__WHAT IS EXPECTED__. In the material below, find every line with "React" and pull it out.

--- START ---

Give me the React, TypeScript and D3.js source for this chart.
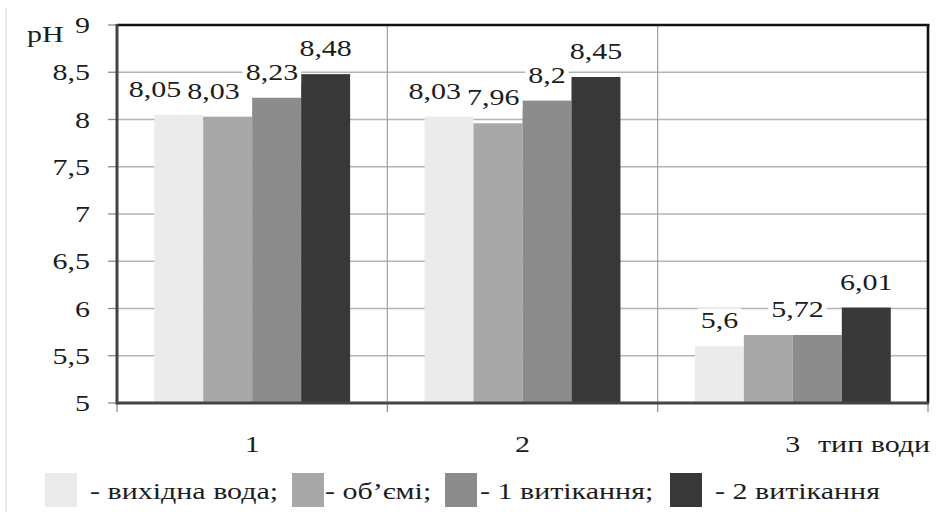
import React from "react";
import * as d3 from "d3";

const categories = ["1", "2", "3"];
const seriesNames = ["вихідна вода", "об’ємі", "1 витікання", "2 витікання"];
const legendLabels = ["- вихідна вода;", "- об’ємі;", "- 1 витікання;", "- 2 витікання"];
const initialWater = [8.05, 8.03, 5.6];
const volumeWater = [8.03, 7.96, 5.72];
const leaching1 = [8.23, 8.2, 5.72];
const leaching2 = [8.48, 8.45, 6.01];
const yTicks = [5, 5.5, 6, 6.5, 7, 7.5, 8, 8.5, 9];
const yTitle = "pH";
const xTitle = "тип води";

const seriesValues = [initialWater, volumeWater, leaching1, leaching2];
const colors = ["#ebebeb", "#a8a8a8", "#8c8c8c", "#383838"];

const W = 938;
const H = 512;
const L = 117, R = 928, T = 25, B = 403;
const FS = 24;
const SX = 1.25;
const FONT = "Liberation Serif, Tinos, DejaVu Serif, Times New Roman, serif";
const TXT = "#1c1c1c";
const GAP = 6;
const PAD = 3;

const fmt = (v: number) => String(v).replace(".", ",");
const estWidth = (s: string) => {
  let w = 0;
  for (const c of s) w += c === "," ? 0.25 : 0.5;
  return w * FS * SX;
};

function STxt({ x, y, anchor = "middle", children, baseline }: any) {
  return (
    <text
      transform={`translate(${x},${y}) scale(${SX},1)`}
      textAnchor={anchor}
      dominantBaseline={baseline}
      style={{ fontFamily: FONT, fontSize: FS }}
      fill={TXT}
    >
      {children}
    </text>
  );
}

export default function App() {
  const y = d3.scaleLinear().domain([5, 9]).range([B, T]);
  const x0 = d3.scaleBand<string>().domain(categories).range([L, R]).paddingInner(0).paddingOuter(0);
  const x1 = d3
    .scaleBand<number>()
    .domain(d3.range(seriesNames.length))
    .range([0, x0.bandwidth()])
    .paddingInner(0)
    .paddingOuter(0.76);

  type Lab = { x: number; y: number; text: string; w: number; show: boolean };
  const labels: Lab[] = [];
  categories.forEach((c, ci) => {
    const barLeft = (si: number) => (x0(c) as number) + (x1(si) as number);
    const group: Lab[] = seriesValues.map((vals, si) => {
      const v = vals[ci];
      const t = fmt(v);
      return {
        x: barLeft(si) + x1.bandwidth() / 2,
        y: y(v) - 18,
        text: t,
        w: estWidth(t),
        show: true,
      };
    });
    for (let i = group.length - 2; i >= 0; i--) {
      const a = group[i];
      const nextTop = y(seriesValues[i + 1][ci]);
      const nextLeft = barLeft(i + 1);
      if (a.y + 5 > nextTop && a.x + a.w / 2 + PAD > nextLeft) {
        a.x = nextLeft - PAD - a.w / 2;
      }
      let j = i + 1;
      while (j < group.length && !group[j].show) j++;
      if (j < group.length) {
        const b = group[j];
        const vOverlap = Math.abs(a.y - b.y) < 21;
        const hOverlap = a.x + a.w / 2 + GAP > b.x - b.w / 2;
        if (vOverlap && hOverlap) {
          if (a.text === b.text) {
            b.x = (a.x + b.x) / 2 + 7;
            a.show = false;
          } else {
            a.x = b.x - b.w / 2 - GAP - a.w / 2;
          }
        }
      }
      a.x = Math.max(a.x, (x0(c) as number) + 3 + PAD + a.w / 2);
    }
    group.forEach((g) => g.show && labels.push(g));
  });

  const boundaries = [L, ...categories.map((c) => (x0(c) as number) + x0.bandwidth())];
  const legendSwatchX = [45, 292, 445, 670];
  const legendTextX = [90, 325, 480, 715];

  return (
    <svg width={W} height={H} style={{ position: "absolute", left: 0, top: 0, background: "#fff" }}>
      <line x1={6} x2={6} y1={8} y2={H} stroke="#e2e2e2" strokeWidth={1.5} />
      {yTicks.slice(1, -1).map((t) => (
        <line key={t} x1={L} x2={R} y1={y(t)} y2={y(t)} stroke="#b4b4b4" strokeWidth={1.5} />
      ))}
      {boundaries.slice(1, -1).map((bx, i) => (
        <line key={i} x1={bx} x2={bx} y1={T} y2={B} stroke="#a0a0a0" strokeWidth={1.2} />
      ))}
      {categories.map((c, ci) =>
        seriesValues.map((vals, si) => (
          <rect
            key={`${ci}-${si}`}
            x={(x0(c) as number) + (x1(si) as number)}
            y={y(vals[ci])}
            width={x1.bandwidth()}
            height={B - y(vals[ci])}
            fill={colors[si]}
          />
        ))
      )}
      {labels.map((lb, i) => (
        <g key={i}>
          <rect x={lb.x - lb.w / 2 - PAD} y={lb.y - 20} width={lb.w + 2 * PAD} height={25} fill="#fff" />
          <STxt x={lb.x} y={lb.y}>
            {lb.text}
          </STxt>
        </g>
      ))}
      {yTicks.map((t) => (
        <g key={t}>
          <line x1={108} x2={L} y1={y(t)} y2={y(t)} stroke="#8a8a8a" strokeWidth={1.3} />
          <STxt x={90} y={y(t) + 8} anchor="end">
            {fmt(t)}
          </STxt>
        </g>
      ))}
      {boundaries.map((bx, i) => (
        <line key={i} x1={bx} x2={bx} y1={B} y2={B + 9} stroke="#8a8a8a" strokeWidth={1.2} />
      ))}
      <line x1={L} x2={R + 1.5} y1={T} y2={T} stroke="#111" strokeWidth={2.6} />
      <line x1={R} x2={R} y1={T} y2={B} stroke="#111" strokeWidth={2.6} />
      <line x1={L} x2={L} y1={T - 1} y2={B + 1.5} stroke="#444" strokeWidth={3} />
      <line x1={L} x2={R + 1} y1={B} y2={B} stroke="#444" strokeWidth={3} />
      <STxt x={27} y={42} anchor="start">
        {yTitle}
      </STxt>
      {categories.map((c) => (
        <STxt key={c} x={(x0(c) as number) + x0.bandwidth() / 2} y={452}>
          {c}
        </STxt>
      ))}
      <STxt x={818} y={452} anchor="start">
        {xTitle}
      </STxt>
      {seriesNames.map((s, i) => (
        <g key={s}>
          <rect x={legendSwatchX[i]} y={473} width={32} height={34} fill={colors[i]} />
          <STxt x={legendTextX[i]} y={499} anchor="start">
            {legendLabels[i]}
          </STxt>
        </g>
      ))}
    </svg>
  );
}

--- END ---

__OUTPUT FOR THIS TASK__.
Give me the React, TypeScript and D3.js source for this chart.
import React from "react";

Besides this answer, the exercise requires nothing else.